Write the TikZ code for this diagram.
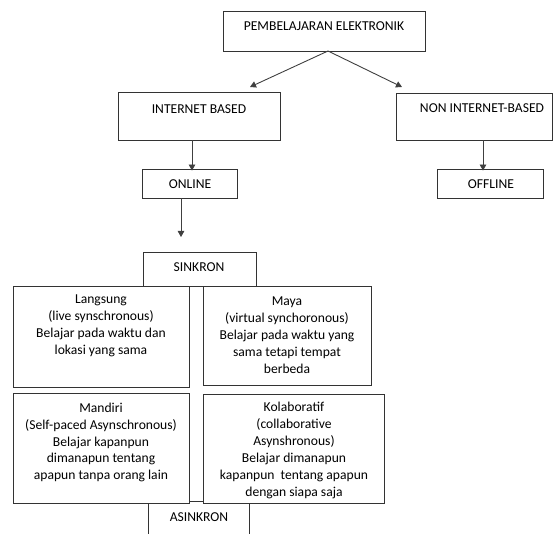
\documentclass[tikz,border=0pt]{standalone}
\usepackage{fontspec}
\setmainfont{Carlito}
\usetikzlibrary{arrows.meta}
\begin{document}
\begin{tikzpicture}[x=1pt,y=-1pt,
  box/.style={draw=black!80, line width=0.9pt, fill=white, inner sep=0pt, minimum width=#1},
  txt/.style={inner sep=0pt, align=center, text=black, font=\fontsize{13.6}{16.9}\selectfont},
  arr/.style={draw=black!75, line width=0.9pt, -{Triangle[length=6pt,width=6.5pt]}}]
\clip (0,0) rectangle (555,534);
\fill[white] (0,0) rectangle (555,534);
% boxes
\node[box=202pt, minimum height=40pt] (pem) at (324,31) {};
\node[box=162pt, minimum height=48pt] (inet) at (199,116) {};
\node[box=156pt, minimum height=47pt] (non) at (474,116.5) {};
\node[box=95pt, minimum height=29pt] (online) at (189.5,183.5) {};
\node[box=106pt, minimum height=29pt] (offline) at (490,183.5) {};
\node[box=113pt, minimum height=34pt] (sinkron) at (199.5,269) {};
\node[box=101pt, minimum height=44pt] (asinkron) at (198.5,523) {};
\node[box=176pt, minimum height=101pt] (langsung) at (101,336.5) {};
\node[box=168pt, minimum height=99pt] (maya) at (287,335.5) {};
\node[box=176pt, minimum height=110pt] (mandiri) at (101,448) {};
\node[box=181pt, minimum height=109pt] (kolab) at (293.5,448.5) {};
% texts
\node[txt] (pemt) at (324,26) {PEMBELAJARAN ELEKTRONIK};
\node[txt] (inett) at (199,109) {INTERNET BASED};
\node[txt] (nont) at (482,108) {NON INTERNET-BASED};
\node[txt] (onlinet) at (190,184) {ONLINE};
\node[txt] (offlinet) at (491,184) {OFFLINE};
\node[txt] (sinkront) at (199,267) {SINKRON};
\node[txt] (asinkront) at (199,517) {ASINKRON};
\node[txt] (langsungt) at (101,326) {Langsung\\(live synschronous)\\Belajar pada waktu dan\\lokasi yang sama};
\node[txt] (mayat) at (287,335) {Maya\\(virtual synchoronous)\\Belajar pada waktu yang\\sama tetapi tempat\\berbeda};
\node[txt] (mandirit) at (101,442.5) {Mandiri\\(Self-paced Asynschronous)\\Belajar kapanpun\\dimanapun tentang\\apapun tanpa orang lain};
\node[txt] (kolabt) at (294,450.5) {Kolaboratif\\(collaborative\\Asynshronous)\\Belajar dimanapun\\kapanpun\ \ tentang apapun\\dengan siapa saja};
% connectors
\coordinate (pemb) at (328,51);
\coordinate (inetin) at (250,87);
\coordinate (nonin) at (402,87);
\coordinate (sinkin) at (181,237);
\draw[arr] (pemb) -- (inetin);
\draw[arr] (pemb) -- (nonin);
\draw[arr] (inet.south -| 192,0) -- ([yshift=-2pt]online.north -| 192,0);
\draw[arr] (non.south -| 483,0) -- ([yshift=-2pt]offline.north -| 483,0);
\draw[arr] (online.south -| 181,0) -- (sinkin);
\end{tikzpicture}
\end{document}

┄┄┄┄┄┄┄┄┄┄┄┄┄┄┄┄┄┄┄┄

Task directions =
Transcribe the material exactly, and leave out whatever pictures it holds.

Task result =
Write the TikZ code for this diagram.
\documentclass[tikz,border=0pt]{standalone}
\usepackage{fontspec}
\setmainfont{Carlito}
\usetikzlibrary{arrows.meta}
\begin{document}
\begin{tikzpicture}[x=1pt,y=-1pt,
  box/.style={draw=black!80, line width=0.9pt, fill=white, inner sep=0pt, minimum width=#1},
  txt/.style={inner sep=0pt, align=center, text=black, font=\fontsize{13.6}{16.9}\selectfont},
  arr/.style={draw=black!75, line width=0.9pt, -{Triangle[length=6pt,width=6.5pt]}}]
\clip (0,0) rectangle (555,534);
\fill[white] (0,0) rectangle (555,534);
% boxes
\node[box=202pt, minimum height=40pt] (pem) at (324,31) {};
\node[box=162pt, minimum height=48pt] (inet) at (199,116) {};
\node[box=156pt, minimum height=47pt] (non) at (474,116.5) {};
\node[box=95pt, minimum height=29pt] (online) at (189.5,183.5) {};
\node[box=106pt, minimum height=29pt] (offline) at (490,183.5) {};
\node[box=113pt, minimum height=34pt] (sinkron) at (199.5,269) {};
\node[box=101pt, minimum height=44pt] (asinkron) at (198.5,523) {};
\node[box=176pt, minimum height=101pt] (langsung) at (101,336.5) {};
\node[box=168pt, minimum height=99pt] (maya) at (287,335.5) {};
\node[box=176pt, minimum height=110pt] (mandiri) at (101,448) {};
\node[box=181pt, minimum height=109pt] (kolab) at (293.5,448.5) {};
% texts
\node[txt] (pemt) at (324,26) {PEMBELAJARAN ELEKTRONIK};
\node[txt] (inett) at (199,109) {INTERNET BASED};
\node[txt] (nont) at (482,108) {NON INTERNET-BASED};
\node[txt] (onlinet) at (190,184) {ONLINE};
\node[txt] (offlinet) at (491,184) {OFFLINE};
\node[txt] (sinkront) at (199,267) {SINKRON};
\node[txt] (asinkront) at (199,517) {ASINKRON};
\node[txt] (langsungt) at (101,326) {Langsung\\(live synschronous)\\Belajar pada waktu dan\\lokasi yang sama};
\node[txt] (mayat) at (287,335) {Maya\\(virtual synchoronous)\\Belajar pada waktu yang\\sama tetapi tempat\\berbeda};
\node[txt] (mandirit) at (101,442.5) {Mandiri\\(Self-paced Asynschronous)\\Belajar kapanpun\\dimanapun tentang\\apapun tanpa orang lain};
\node[txt] (kolabt) at (294,450.5) {Kolaboratif\\(collaborative\\Asynshronous)\\Belajar dimanapun\\kapanpun\ \ tentang apapun\\dengan siapa saja};
% connectors
\coordinate (pemb) at (328,51);
\coordinate (inetin) at (250,87);
\coordinate (nonin) at (402,87);
\coordinate (sinkin) at (181,237);
\draw[arr] (pemb) -- (inetin);
\draw[arr] (pemb) -- (nonin);
\draw[arr] (inet.south -| 192,0) -- ([yshift=-2pt]online.north -| 192,0);
\draw[arr] (non.south -| 483,0) -- ([yshift=-2pt]offline.north -| 483,0);
\draw[arr] (online.south -| 181,0) -- (sinkin);
\end{tikzpicture}
\end{document}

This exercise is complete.